Pada level pilihan terhadap presiden dan partai, mereka lebih mudah menentukan pilihan karena sudah cukup mengenal aliran-aliran yang dibawa tokoh-tokohnya. Sementara pada level calon anggota DPR, mereka harus mempelajari apa latar belakang calon yang akan dipilihnya.
Di antara aliran-aliran agama yang melingkupi pemilih, kaum Muhammadiyah paling mencerminkan sebagai pemilih yang paling banyak (94,1 persen) belum menentukan nama caleg yang akan dipilihnya. Sebaliknya, kalangan dari agama Nasrani menjadi kelompok yang lebih besar tingkat pengetahuannya terhadap calon yang akan dipilihnya.
Fokus perhatian pada pertarungan tingkat presiden membuat simpatisan partai-partai pengusung utama cenderung mengabaikan pemilu memilih anggota DPR. Setidaknya, hal itu terjadi pada Partai Gerakan Indonesia Raya (Gerindra) yang mengusung pasangan Prabowo Subianto-Sandiaga Uno ataupun Partai Demokrasi Indonesia Perjuangan (PDI-P) yang mengusung Joko Widodo-Ma’ruf Amin.

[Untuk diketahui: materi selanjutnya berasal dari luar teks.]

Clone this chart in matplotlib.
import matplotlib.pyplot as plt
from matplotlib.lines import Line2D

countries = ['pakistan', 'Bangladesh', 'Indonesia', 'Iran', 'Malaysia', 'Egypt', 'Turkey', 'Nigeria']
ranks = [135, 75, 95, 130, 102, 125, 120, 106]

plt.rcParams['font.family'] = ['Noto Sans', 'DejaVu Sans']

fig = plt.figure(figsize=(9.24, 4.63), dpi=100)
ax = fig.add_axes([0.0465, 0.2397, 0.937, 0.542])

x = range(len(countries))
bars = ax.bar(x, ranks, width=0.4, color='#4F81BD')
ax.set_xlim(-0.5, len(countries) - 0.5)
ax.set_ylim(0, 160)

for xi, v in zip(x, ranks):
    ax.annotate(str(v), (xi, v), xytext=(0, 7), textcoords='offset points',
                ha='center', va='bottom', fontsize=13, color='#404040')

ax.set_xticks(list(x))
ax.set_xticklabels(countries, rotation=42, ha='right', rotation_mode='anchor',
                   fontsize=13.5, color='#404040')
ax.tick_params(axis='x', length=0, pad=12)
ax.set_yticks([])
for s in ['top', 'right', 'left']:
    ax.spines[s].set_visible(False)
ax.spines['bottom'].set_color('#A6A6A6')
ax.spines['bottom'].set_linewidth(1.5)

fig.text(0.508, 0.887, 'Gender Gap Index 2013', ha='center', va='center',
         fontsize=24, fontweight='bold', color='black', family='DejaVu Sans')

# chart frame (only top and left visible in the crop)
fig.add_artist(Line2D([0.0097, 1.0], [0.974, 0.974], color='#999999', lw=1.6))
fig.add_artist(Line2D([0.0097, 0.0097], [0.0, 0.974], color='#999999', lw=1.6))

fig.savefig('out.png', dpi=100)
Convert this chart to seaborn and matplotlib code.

Keduanya menjadi partai yang simpatisannya paling banyak belum mengetahui siapa nama caleg yang akan dipilihnya nanti dalam pemilu. Pada Gerindra 91,7 persen belum mengetahui dan pada PDI-P 89,2 persen.
Sebaliknya, Partai Golkar dan partai-partai lain yang tokoh-tokohnya memiliki keterkaitan masa lalu dengan Golkar, seperti Hanura dan Nasdem, tingkat pengenalan terhadap caleg yang akan dipilihnya lebih tinggi daripada partai lain.
Namun, partai yang anggotanya dikenal militan, seperti Partai Keadilan Sejahtera (PKS), juga mengenal lebih banyak calegnya dibandingkan partai-partai berbasis massa Islam lainnya. Tampaknya, ketiadaan figur partai ini di tingkat pilpres menyebabkan PKS lebih fokus menggarap pemilu legislatif. (LITBANG KOMPAS)
Metode Penelitian
Pengumpulan pendapat melalui wawancara tatap muka ini diselenggarakan Litbang Kompas dari 24 September sampai 5 Oktober 2018. Sebanyak 1.200 responden dipilih secara acak menggunakan metode pencuplikan sistematis bertingkat di 34 provinsi Indonesia. Menggunakan metode ini, pada tingkat kepercayaan 95 persen, margin of error penelitian +/- 2,8 persen dalam kondisi penarikan sampel acak sederhana. Meskipun demikian, kesalahan di luar pemilihan sampel dimungkinkan terjadi.